Fine-Tuning Qwen3 Embeddings for Product Category Classification

Author: Ivan (blog.ivan.digital)
Dataset: LSPC (Large-Scale Product Corpus) from Web Data Commons / University of Mannheim

Task

6-class product category classification on LSPC V2020: Automotive, Baby, Books, Clothing, Jewelry, Shoes.

Approach

Qwen3-Embedding-0.6B + LoRA (r=16, alpha=32)

  • LSPC arrives self-labelled — merchants include SEO category markup, so ground truth is free
  • LoRA (Low-Rank Adaptation) fine-tunes without updating full 615M parameters
  • AdamW optimizer, lr=5e-5, 1 epoch

Results

  • Macro F1: 0.836 (83.6%)
  • Accuracy: 87.91%
  • Inference: ~300 titles/sec at 3.3-3.9ms latency per title on RTX 5090 (batch size 32)

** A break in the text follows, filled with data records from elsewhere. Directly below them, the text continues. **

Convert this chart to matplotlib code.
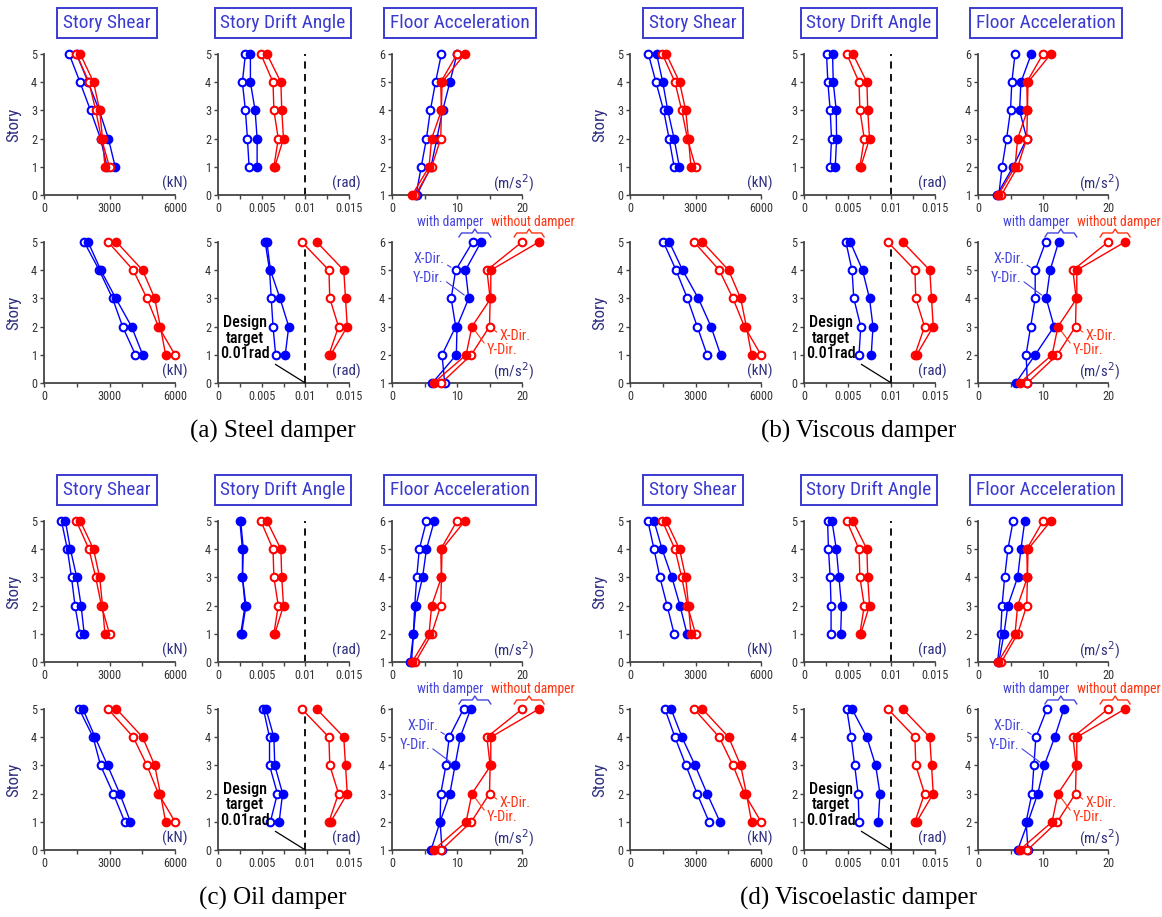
import matplotlib
matplotlib.use("Agg")
import matplotlib.pyplot as plt
from matplotlib import font_manager
from matplotlib.font_manager import FontProperties
from matplotlib.textpath import text_to_path
from matplotlib.ticker import MultipleLocator, FixedLocator

# fonts: a narrow sans like the original if one is installed, serif for the captions
ttf = font_manager.fontManager.ttflist
names = {f.name for f in ttf}
NARROW, STRETCH = "Liberation Sans", "normal"
for p in ["Liberation Sans Narrow", "Roboto Condensed", "Open Sans Condensed",
          "Noto Sans Condensed", "DejaVu Sans Condensed"]:
    if p in names:
        NARROW = p
        break
else:
    for fam in ["Noto Sans", "DejaVu Sans", "Open Sans", "Roboto"]:
        if any(f.name == fam and f.stretch in ("condensed", "semi-condensed")
               for f in ttf):
            NARROW, STRETCH = fam, "condensed"
            break
SERIF = "Liberation Serif"
plt.rcParams["font.family"] = [NARROW, "DejaVu Sans"]
plt.rcParams["font.stretch"] = STRETCH

# scale all sans text so that "Floor Acceleration" is as wide as in the original
w, _, _ = text_to_path.get_text_width_height_descent(
    "Floor Acceleration", FontProperties(family=NARROW, stretch=STRETCH, size=15), False)
K = min(1.0, 140 / (w * 100 / 72))


def fs(size):
    return size * K


stories = [1, 2, 3, 4, 5]
floors = [1, 2, 3, 4, 5, 6]
design_target = 0.01

# suffix x = X-dir (open marker), y = Y-dir (filled marker)
# 1 = top row (small earthquake), 2 = bottom row (large earthquake)

# without damper (same in all four cases)
nod_shear_x1 = [3000, 2630, 2370, 2060, 1480]
nod_shear_y1 = [2790, 2680, 2550, 2270, 1660]
nod_shear_x2 = [6000, 5240, 4715, 4090, 2935]
nod_shear_y2 = [5570, 5330, 5070, 4515, 3320]
nod_drift_x1 = [0.0064, 0.0069, 0.0064, 0.0063, 0.0049]
nod_drift_y1 = [0.0065, 0.0075, 0.0073, 0.0072, 0.0056]
nod_drift_x2 = [0.0127, 0.0138, 0.0128, 0.0127, 0.0096]
nod_drift_y2 = [0.0129, 0.0148, 0.0146, 0.0144, 0.0113]
nod_acc_x1 = [3.6, 6.1, 7.5, 7.6, 7.5, 10.0]
nod_acc_y1 = [3.1, 5.7, 6.1, 7.6, 7.7, 11.2]
nod_acc_x2 = [7.6, 12.2, 15.0, 15.1, 14.6, 20.0]
nod_acc_y2 = [6.4, 11.4, 12.3, 15.2, 15.2, 22.6]

# (a) steel damper
steel_shear_x1 = [2890, 2590, 2130, 1650, 1150]
steel_shear_y1 = [3260, 2950, 2530, 2020, 1490]
steel_shear_x2 = [4190, 3600, 3140, 2530, 1840]
steel_shear_y2 = [4520, 4010, 3290, 2600, 2020]
steel_drift_x1 = [0.00356, 0.00337, 0.00314, 0.00279, 0.00314]
steel_drift_y1 = [0.00448, 0.00448, 0.00425, 0.00371, 0.00371]
steel_drift_x2 = [0.0066, 0.0063, 0.0061, 0.0059, 0.0054]
steel_drift_y2 = [0.0077, 0.0081, 0.0071, 0.0060, 0.0056]
steel_acc_x1 = [3.7, 4.5, 5.3, 5.9, 6.7, 7.6]
steel_acc_y1 = [3.8, 6.0, 6.9, 7.8, 8.9, 10.0]
steel_acc_x2 = [8.1, 7.7, 9.8, 9.1, 9.8, 12.4]
steel_acc_y2 = [6.2, 9.9, 10.0, 11.8, 11.3, 13.7]

# (b) viscous damper
visc_shear_x1 = [2020, 1790, 1540, 1190, 840]
visc_shear_y1 = [2260, 2020, 1730, 1500, 1220]
visc_shear_x2 = [3530, 3080, 2630, 2110, 1530]
visc_shear_y2 = [4150, 3710, 3130, 2410, 1800]
visc_drift_x1 = [0.0030, 0.00315, 0.0030, 0.00273, 0.00258]
visc_drift_y1 = [0.00358, 0.00373, 0.00369, 0.00335, 0.00327]
visc_drift_x2 = [0.0063, 0.0065, 0.0057, 0.0055, 0.0048]
visc_drift_y2 = [0.0077, 0.0079, 0.0075, 0.0067, 0.0053]
visc_acc_x1 = [3.2, 3.7, 4.4, 5.0, 5.2, 5.7]
visc_acc_y1 = [2.9, 5.4, 7.5, 6.4, 6.6, 8.2]
visc_acc_x2 = [7.6, 7.4, 8.1, 8.8, 8.8, 10.4]
visc_acc_y2 = [5.8, 8.8, 11.7, 10.5, 11.1, 12.4]

# (c) oil damper
oil_shear_x1 = [1640, 1420, 1260, 1070, 800]
oil_shear_y1 = [1840, 1700, 1500, 1210, 980]
oil_shear_x2 = [3700, 3170, 2590, 2250, 1610]
oil_shear_y2 = [3960, 3470, 2910, 2340, 1780]
oil_drift_x1 = [0.0026, 0.0031, 0.0028, 0.0028, 0.0025]
oil_drift_y1 = [0.0027, 0.0032, 0.0028, 0.0029, 0.0026]
oil_drift_x2 = [0.0060, 0.0068, 0.0059, 0.0059, 0.0052]
oil_drift_y2 = [0.0070, 0.0074, 0.0065, 0.0064, 0.0055]
oil_acc_x1 = [2.8, 3.3, 3.5, 3.8, 4.2, 5.3]
oil_acc_y1 = [3.0, 3.3, 3.7, 4.7, 5.3, 6.5]
oil_acc_x2 = [7.7, 7.4, 7.5, 8.3, 8.8, 11.0]
oil_acc_y2 = [6.0, 7.4, 8.9, 9.7, 10.5, 12.1]

# (d) viscoelastic damper
ve_shear_x1 = [2020, 1700, 1370, 1100, 820]
ve_shear_y1 = [2610, 2290, 1920, 1470, 1100]
ve_shear_x2 = [3620, 3070, 2560, 2060, 1600]
ve_shear_y2 = [4120, 3530, 2980, 2380, 1880]
ve_drift_x1 = [0.0031, 0.0031, 0.0030, 0.0028, 0.0027]
ve_drift_y1 = [0.0042, 0.0043, 0.0040, 0.0037, 0.0032]
ve_drift_x2 = [0.0063, 0.0062, 0.0058, 0.0054, 0.0049]
ve_drift_y2 = [0.0085, 0.0087, 0.0082, 0.0072, 0.0055]
ve_acc_x1 = [3.0, 3.5, 3.7, 4.1, 4.6, 5.4]
ve_acc_y1 = [3.2, 4.0, 4.6, 6.1, 6.6, 7.2]
ve_acc_x2 = [7.7, 7.4, 8.3, 8.6, 8.9, 10.6]
ve_acc_y2 = [6.1, 7.7, 9.2, 10.2, 11.8, 13.2]

BLUE = "#0000ff"
RED = "#ff0000"
TITLE_C = "#3a3ad0"
UNIT_C = "#2e2e80"
TICK_C = "#333333"
LBL_B = "#4444dd"
LBL_R = "#ff3311"

W, H = 1162, 917
fig = plt.figure(figsize=(W / 100, H / 100), dpi=100)


def px_axes(x0, x1, ytop, ybot):
    return fig.add_axes([x0 / W, 1 - ybot / H, (x1 - x0) / W, (ybot - ytop) / H])


def series(ax, vals, levels, color, filled):
    ax.plot(vals, levels, "-o", color=color, lw=1.0, ms=5.5,
            mfc=color if filled else "white", mec=color, mew=1.5,
            clip_on=False, zorder=3)


def style(ax, xmax, major, minor, labels, ymin, ymax, unit):
    ax.set_xlim(0, xmax)
    ax.set_ylim(ymin, ymax)
    for s in ["top", "right"]:
        ax.spines[s].set_visible(False)
    for s in ["left", "bottom"]:
        ax.spines[s].set_linewidth(1.3)
        ax.spines[s].set_color("#444444")
    ax.xaxis.set_major_locator(FixedLocator(major))
    ax.set_xticklabels(labels)
    ax.xaxis.set_minor_locator(MultipleLocator(minor))
    ax.yaxis.set_major_locator(MultipleLocator(1))
    ax.tick_params(which="both", direction="out", length=3, width=1,
                   color="#444444", labelsize=fs(9.5), labelcolor=TICK_C, pad=2)
    ax.annotate(unit, xy=(1, 0), xycoords="axes fraction", xytext=(12, 12),
                textcoords="offset pixels", ha="right", va="center",
                fontsize=fs(11.5), color=UNIT_C)


def brace(ax, x0, x1, color):
    xc = (x0 + x1) / 2
    ax.plot([x0, x0 + 0.4, xc - 0.4, xc, xc + 0.4, x1 - 0.4, x1],
            [6.18, 6.32, 6.32, 6.46, 6.32, 6.32, 6.18],
            color=color, lw=1, clip_on=False)


def draw_panel(dx, dy, caption, shear, drift, acc):
    cols = [(44, 175), (218, 349), (392, 522)]
    centers = [107, 283, 460]
    titles = ["Story Shear", "Story Drift Angle", "Floor Acceleration"]
    for c, t in zip(centers, titles):
        fig.text((c + dx) / W, 1 - (23 + dy) / H, t,
                 ha="center", va="center", fontsize=fs(15), color=TITLE_C,
                 bbox=dict(boxstyle="square,pad=0.3", fc="white",
                           ec=TITLE_C, lw=1.4))
    for r in range(2):
        ytop = 54 + dy + r * 188
        ybot = ytop + 141
        # story shear
        ax = px_axes(cols[0][0] + dx, cols[0][1] + dx, ytop, ybot)
        style(ax, 6000, [0, 3000, 6000], 1500, ["0", "3000", "6000"], 0, 5, "(kN)")
        ax.set_ylabel("Story", fontsize=fs(13), color=UNIT_C)
        ax.yaxis.set_label_coords(-0.17, 0.5)
        series(ax, shear[r][0], stories, BLUE, False)
        series(ax, shear[r][1], stories, BLUE, True)
        series(ax, shear[r][2], stories, RED, False)
        series(ax, shear[r][3], stories, RED, True)
        # story drift angle
        ax = px_axes(cols[1][0] + dx, cols[1][1] + dx, ytop, ybot)
        style(ax, 0.015, [0, 0.005, 0.01, 0.015], 0.0025,
              ["0", "0.005", "0.01", "0.015"], 0, 5, "(rad)")
        ax.axvline(design_target, color="black", ls=(0, (4, 3)), lw=1.3)
        series(ax, drift[r][0], stories, BLUE, False)
        series(ax, drift[r][1], stories, BLUE, True)
        series(ax, drift[r][2], stories, RED, False)
        series(ax, drift[r][3], stories, RED, True)
        if r == 1:
            ax.annotate("Design\ntarget\n0.01rad", xy=(design_target, 0),
                        xytext=(-60, 45), textcoords="offset pixels",
                        ha="center", va="center", fontsize=fs(12.5),
                        linespacing=1.05, color="black", weight="medium",
                        arrowprops=dict(arrowstyle="-", color="black", lw=0.9,
                                        relpos=(1.0, 0.0), shrinkA=2, shrinkB=0))
        # floor acceleration
        ax = px_axes(cols[2][0] + dx, cols[2][1] + dx, ytop, ybot)
        style(ax, 20, [0, 10, 20], 5, ["0", "10", "20"], 1, 6, "(m/s$^2$)")
        series(ax, acc[r][0], floors, BLUE, False)
        series(ax, acc[r][1], floors, BLUE, True)
        series(ax, acc[r][2], floors, RED, False)
        series(ax, acc[r][3], floors, RED, True)
        if r == 1:
            ax.text(9.0, 6.72, "with damper", ha="center", va="center",
                    fontsize=fs(10.5), color=LBL_B)
            ax.text(21.6, 6.72, "without damper", ha="center", va="center",
                    fontsize=fs(10.5), color=LBL_R)
            brace(ax, 10.3, 15.2, LBL_B)
            brace(ax, 18.8, 23.4, LBL_R)
            lbl = dict(textcoords="offset pixels", va="center", fontsize=fs(11))
            ax.annotate("X-Dir.", xy=(acc[r][0][4], 5), xytext=(-11, 11),
                        ha="right", color=LBL_B,
                        arrowprops=dict(arrowstyle="-", color=LBL_B, lw=0.8,
                                        relpos=(1.0, 0.2), shrinkA=0, shrinkB=4), **lbl)
            ax.annotate("Y-Dir.", xy=(acc[r][1][3], 4), xytext=(-25, 20),
                        ha="right", color=LBL_B,
                        arrowprops=dict(arrowstyle="-", color=LBL_B, lw=0.8,
                                        relpos=(1.0, 0.4), shrinkA=0, shrinkB=4), **lbl)
            ax.annotate("X-Dir.", xy=(acc[r][2][2], 3), xytext=(10, -9),
                        ha="left", color=LBL_R,
                        arrowprops=dict(arrowstyle="-", color=LBL_R, lw=0.8,
                                        relpos=(0.0, 0.6), shrinkA=0, shrinkB=4), **lbl)
            ax.annotate("Y-Dir.", xy=(acc[r][3][2], 3), xytext=(15, -23),
                        ha="left", color=LBL_R,
                        arrowprops=dict(arrowstyle="-", color=LBL_R, lw=0.8,
                                        relpos=(0.0, 0.7), shrinkA=0, shrinkB=4), **lbl)
    fig.text((273 + dx) / W, 1 - (431 + dy) / H, caption, ha="center",
             va="center", fontsize=18, family=SERIF, stretch="normal")


cases = [
    (0, 0, "(a) Steel damper",
     [steel_shear_x1, steel_shear_y1], [steel_shear_x2, steel_shear_y2],
     [steel_drift_x1, steel_drift_y1], [steel_drift_x2, steel_drift_y2],
     [steel_acc_x1, steel_acc_y1], [steel_acc_x2, steel_acc_y2]),
    (586, 0, "(b) Viscous damper",
     [visc_shear_x1, visc_shear_y1], [visc_shear_x2, visc_shear_y2],
     [visc_drift_x1, visc_drift_y1], [visc_drift_x2, visc_drift_y2],
     [visc_acc_x1, visc_acc_y1], [visc_acc_x2, visc_acc_y2]),
    (0, 467, "(c) Oil damper",
     [oil_shear_x1, oil_shear_y1], [oil_shear_x2, oil_shear_y2],
     [oil_drift_x1, oil_drift_y1], [oil_drift_x2, oil_drift_y2],
     [oil_acc_x1, oil_acc_y1], [oil_acc_x2, oil_acc_y2]),
    (586, 467, "(d) Viscoelastic damper",
     [ve_shear_x1, ve_shear_y1], [ve_shear_x2, ve_shear_y2],
     [ve_drift_x1, ve_drift_y1], [ve_drift_x2, ve_drift_y2],
     [ve_acc_x1, ve_acc_y1], [ve_acc_x2, ve_acc_y2]),
]

for dx, dy, cap, sh1, sh2, dr1, dr2, ac1, ac2 in cases:
    shear = [sh1 + [nod_shear_x1, nod_shear_y1], sh2 + [nod_shear_x2, nod_shear_y2]]
    drift = [dr1 + [nod_drift_x1, nod_drift_y1], dr2 + [nod_drift_x2, nod_drift_y2]]
    acc = [ac1 + [nod_acc_x1, nod_acc_y1], ac2 + [nod_acc_x2, nod_acc_y2]]
    draw_panel(dx, dy, cap, shear, drift, acc)

fig.savefig("out.png", dpi=100)
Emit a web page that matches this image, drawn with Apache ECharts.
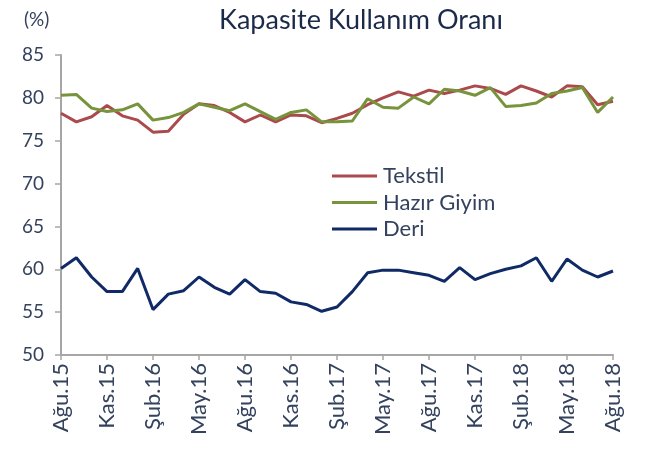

Qwen3 Embedding Architecture

Qwen3 Embedding = dense Qwen3 LLM backbone fine-tuned with causal attention. Final embedding = hidden state of [EOS] token at the last layer.

Three-stage training:

  1. Weak supervision pre-training (150M pairs, synthetic via Qwen3-32B)
  2. Supervised fine-tuning on high-quality data (~19M pairs: MS MARCO, NQ, MIRACL, etc.)
  3. Checkpoint merging via slerp for robustness

Key Insight

A self-labelled web corpus (LSPC) with merchant-provided category annotations enables domain adaptation without expensive human labelling. Open-source model + LoRA + free data = production-grade product classifier.